War of the Fifth Coalition

~15 min read · Ch. 1 of 8
8 sections
  • The War of the Fifth Coalition began not with a formal declaration but with a terse note. On the 9th of April 1809, Archduke Charles of Austria sent a written message to French Marshal Lefebvre informing him that the Austrian army had orders to invade Bavaria. The next morning, before sunrise, Austrian troops crossed the Inn River. No war had been declared.

    What followed was a conflict that would strain two of the greatest armies in Europe to their limits. Napoleon, the dominant force on the continent, would suffer the first major defeat of his military career. Austria, rebuilt and hopeful after years of humiliation, would find that battlefield courage alone could not compensate for the structural flaws baked into its institutions. The war would end with a signed treaty, a dynastic marriage, and a set of consequences neither side fully anticipated.

    The questions at the heart of this story are not only about who won or lost. They are about why Austria chose this moment to strike, how Napoleon's army was beginning to show the cracks that would widen in the years ahead, and what the battles of 1809 revealed about the future of European warfare itself.

  • Johann Philipp Stadion, the Austrian foreign minister, was the architect of the decision to go to war in 1809. He had watched Napoleon dismantle the old European order piece by piece. By early 1809, Stadion had persuaded Emperor Francis I that only armed confrontation could halt the erosion of Habsburg power.

    The timing was not random. France had withdrawn 108,000 troops from Germany in October 1808 to reinforce its armies in Spain, removing more than half of its strength in the region. Austria had spent three years rebuilding after its crushing defeat in 1805. Stadion read the situation as a narrow window.

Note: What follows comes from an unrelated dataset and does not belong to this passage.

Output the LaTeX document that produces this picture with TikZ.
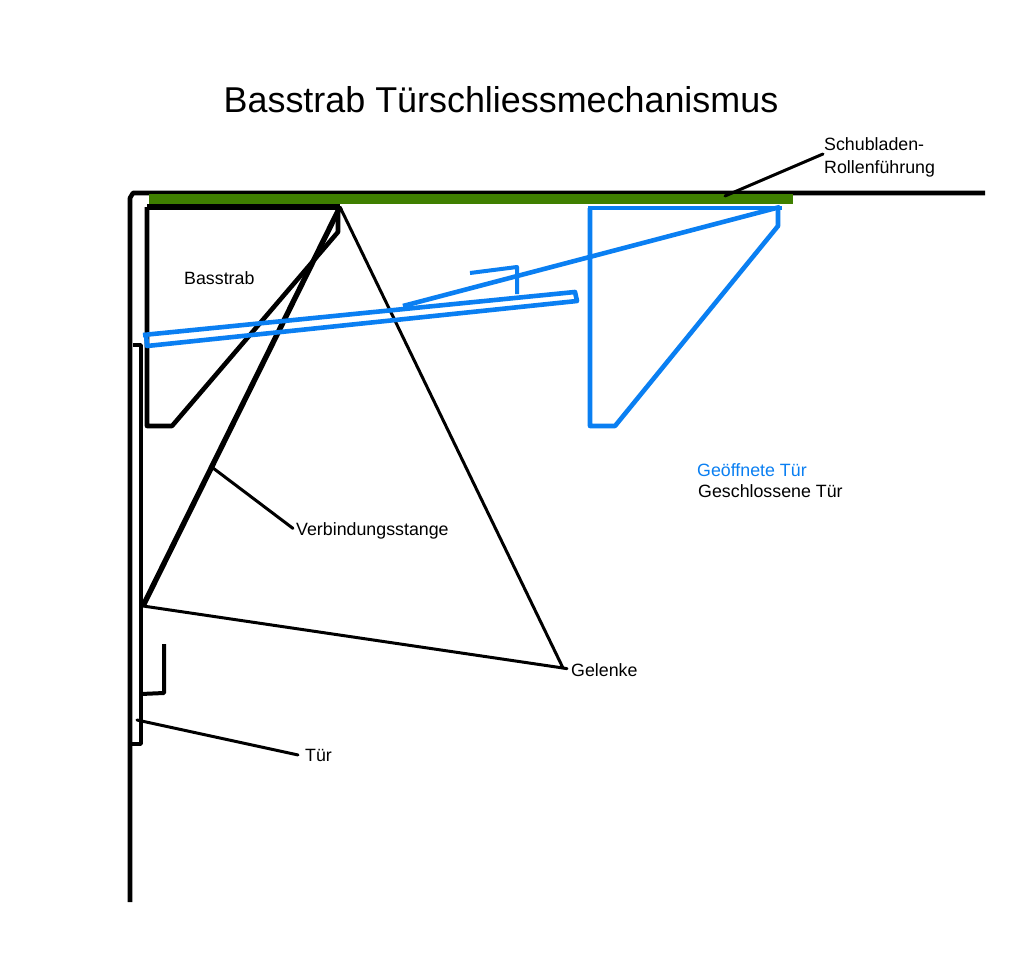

    Russia, Austria's main ally in the 1805 campaign, had made peace with Napoleon at Tilsit and was now engaged in wars on other fronts. Stadion sent Klemens von Metternich, his ambassador in Paris, home to rally support at court. By December 1808, Francis was persuaded. The final decision was made at an the 8th of February 1809 meeting attended by the emperor, Archduke Charles, and Stadion himself.

    Charles disputed the war's prospects but accepted the emperor's decision. The empire's finances added urgency: Austria could only afford to sustain its army on home soil until late spring, which meant that if war was coming, it had to come soon. Prussia, another potential partner, had been effectively neutralised. A letter from Prussian minister Baron von Stein discussing the negotiations was intercepted by French agents and published in the Le Moniteur Universel on the 8th of September 1808. Napoleon confiscated Stein's holdings and pressured Frederick William III to dismiss him. The resulting Convention of Paris limited the Prussian Army to 42,000 men, one sixth of its pre-war total, and tied repayment of 140 million francs in reparations to a 30-month schedule. Prussia chose neutrality.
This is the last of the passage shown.